My first reaction would be "Lock and Load". eep:


----------



## TrackerRat (Mar 24, 2011)

Hard to say, they will either run right by to get as much distance as possible or they will drop in to get your ride.


----------



## Emerald (Jun 14, 2010)

I should point out that I am 15 miles away from them and where I am in MI I am north of them (they are in Ionia)I am hoping that since that is not too much of interest north of us that they will all head south to Detroit or Chicago.


----------



## BadgeBunny (Nov 2, 2010)

lol ... All I know is that when I drive through Lexington and the highway has signs all over the place that read "Hitchhikers may be escaping convicts" it makes me a little less likely to use cruise control and a little more likely to speed ... just a bit ... 

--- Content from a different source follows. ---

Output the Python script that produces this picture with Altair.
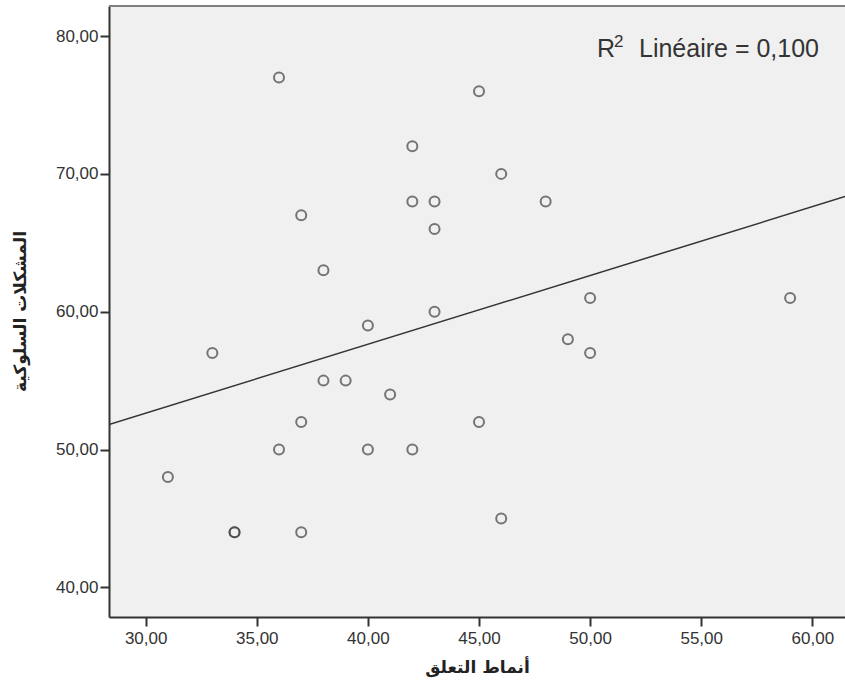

Oh and according to that one corrections officer who posted over in the other thread, he's gonna take over the prison. I guess that means he's gonna let them all out.


----------



## MrSfstk8d (Jan 20, 2011)

Where many of them got arrested in the first place, lol.


----------



## lotsoflead (Jul 25, 2010)

there are 5 large prisons within 40 miles from me and i've often wondered what they would do if the trucks stopped rolling and their food supply was cut off, I'' have to ask one of the guards if they have MREs stored by the thousands to feed them or if they have tranquilizers or sleeping gas to controll them after the 3rd day with no food.


----------



## HarleyRider (Mar 1, 2010)

I think I'll just wait until the prisoners all leave, then I'll take over the prison. I think it would make a real nice, well fortified homestead in which to take a stand.  :2thumb:


----------



## Emerald (Jun 14, 2010)

HarleyRider said:


> I think I'll just wait until the prisoners all leave, then I'll take over the prison. I think it would make a real nice, well fortified homestead in which to take a stand.  :2thumb:


BWAHAHAHAHA! The hubby and I think the same thing about the one that got closed, it was a small minimum one but it still has double razor wire walls and a huge football field and a green house etc... get a few windmills/solar arrays to run the pumps and get the garden growing put your chickens and animals in between the two fences you would be set for a long time! 
The boy and I keep joking that it would be the best place to be in a Zombi apocalypse!


----------



## The_Blob (Dec 24, 2008)

I think that's what the group led by Samantha Willis in BBC's *Survivors* (remake) series did...


----------



## Doomskull (Mar 25, 2011)

I work in a prison and I can say for sure the prisoners will definitely riot and take the prison the second their amenities are taken away. It's a sad fact that the inmates control the prisons as much or more so than the staff. They throw fits instantly when they don't get what they want or if they feel disrespected in any way. In my opinion the inmates will escape and, like a plague, swamp everything in a 5-15 mile radius for food and supplies in order to get where they want to go. Some will just bolt but most will remain cool and calculated. They are not all dummies nor do they all look like criminals. They will change clothes to blend in and most will look harmless enough. 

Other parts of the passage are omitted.